Media Contact: Noble Frank, noble@mnfreedomfund.org, (952) 353-6930
MINNEAPOLIS — In response to news that Minnesota Attorney General Keith Ellison and Hennepin County Attorney Mike Freeman will not charge the officer who killed Amir Locke, the following is a statement from Mirella Ceja-Orozco and Elizer Darris, Co-Executive Directors of the Minnesota Freedom Fund:
“The Minnesota Freedom Fund is disappointed that Mark Hanneman, the Minneapolis police officer who shot and killed Amir Locke as he woke from sleep, will not face accountability for the life he took. We celebrate the life of Amir Locke, and we stand alongside his family and friends who will never see justice for Amir's death. That more of our neighbors must experience this grief is an outrage.
Legal accountability for police violence remains the exception, not the rule.
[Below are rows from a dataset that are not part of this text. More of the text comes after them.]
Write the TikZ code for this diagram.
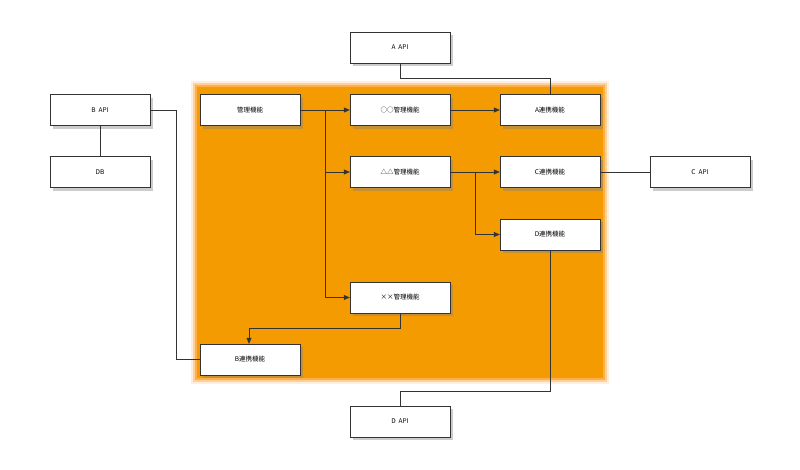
\documentclass[tikz,border=0pt]{standalone}
\usepackage{fontspec}
\setmainfont{Noto Sans CJK JP}
\usetikzlibrary{shadows,arrows.meta}
\begin{document}
\begin{tikzpicture}[x=1pt,y=-1pt,
  box/.style={draw=black!80,fill=white,minimum width=100pt,minimum height=31pt,inner sep=0pt,font=\fontsize{6.5}{8}\selectfont,drop shadow={shadow xshift=3pt,shadow yshift=-3pt,opacity=0.4}},
  ln/.style={draw=black!80,line width=0.6pt},
  arr/.style={ln,-{Triangle[length=6pt,width=5pt]}}]
\useasboundingbox (0,0) rectangle (800,469);
\foreach \o in {0.15,0.3,0.5}{\fill[orange!90!yellow,opacity=\o] (195-6+\o*12,85-6+\o*12) rectangle (605+6-\o*12,380+6-\o*12);}
\fill[color={rgb,255:red,243;green,155;blue,0}] (197,87) rectangle (603,378);
\node[box] (aapi) at (400,47.5) {A\ \ API};
\node[box] (bapi) at (100,110) {B\ \ API};
\node[box] (db) at (100,172) {DB};
\node[box] (kanri) at (250,110) {管理機能};
\node[box] (oo) at (400,110) {○○管理機能};
\node[box] (ar) at (550,110) {A連携機能};
\node[box] (tt) at (400,172) {△△管理機能};
\node[box] (cr) at (550,172) {C連携機能};
\node[box] (capi) at (700,172) {C\ \ API};
\node[box] (dr) at (550,234.5) {D連携機能};
\node[box] (xx) at (400,297.5) {××管理機能};
\node[box] (br) at (250,359.5) {B連携機能};
\node[box] (dapi) at (400,421.5) {D\ \ API};
\draw[ln] (aapi.south) |- (550,78) -- (ar.north);
\draw[ln] (bapi.east) -| (176,359.5) -- (br.west);
\draw[ln] (bapi) -- (db);
\coordinate (k1) at (325,110);
\draw[ln] (kanri.east) -- (k1);
\draw[arr] (k1) -- (oo.west);
\draw[arr] (k1) |- (tt.west);
\draw[arr] (k1) |- (xx.west);
\draw[arr] (oo) -- (ar);
\coordinate (t1) at (475,172);
\draw[ln] (tt.east) -- (t1);
\draw[arr] (t1) -- (cr.west);
\draw[arr] (t1) |- (dr.west);
\draw[ln] (cr) -- (capi);
\draw[arr] (xx.south) |- (249,328) -- (br.north -| 249,0);
\draw[ln] (dr.south) |- (400,391) -- (dapi.north);
\end{tikzpicture}
\end{document}
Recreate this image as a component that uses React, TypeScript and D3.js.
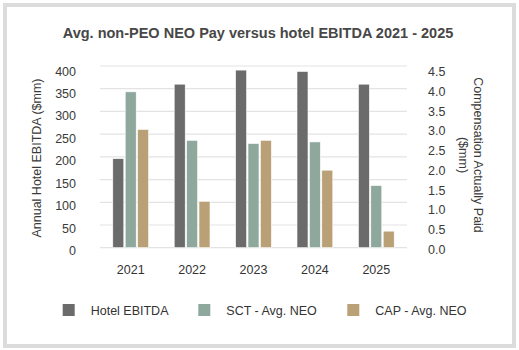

But even when individual officers do face consequences in court, it has not served to stem police violence or to save the lives of our Black, brown, and Indigenous neighbors. The problems with policing are systemic, embedded in the very philosophies, histories, and institutions of modern policing.
Indicting Officer Hanneman would have been a welcome start, but we know that punishing individual officers after they have already killed someone wouldn’t be enough to bring about the systemic change that is so urgently needed.
For decades, the Minneapolis Police Department has embraced policies that make this city less safe for Black people like Amir Locke, even as the MPD and its supporters promote those policies under the banner of ‘public safety.’ Our message today is that Amir’s life mattered. Amir deserved to be safe inside his own home. And Amir should have been, and should still be, centered when we talk about how to build communities that treat all of Minnesota’s residents – regardless of the color of their skin – with respect, humanity and dignity.
The Minnesota Freedom Fund stands with Amir’s family, and we remain committed to our mission of ending cash bail and reforming the state’s broken and racist policing and criminal justice systems.”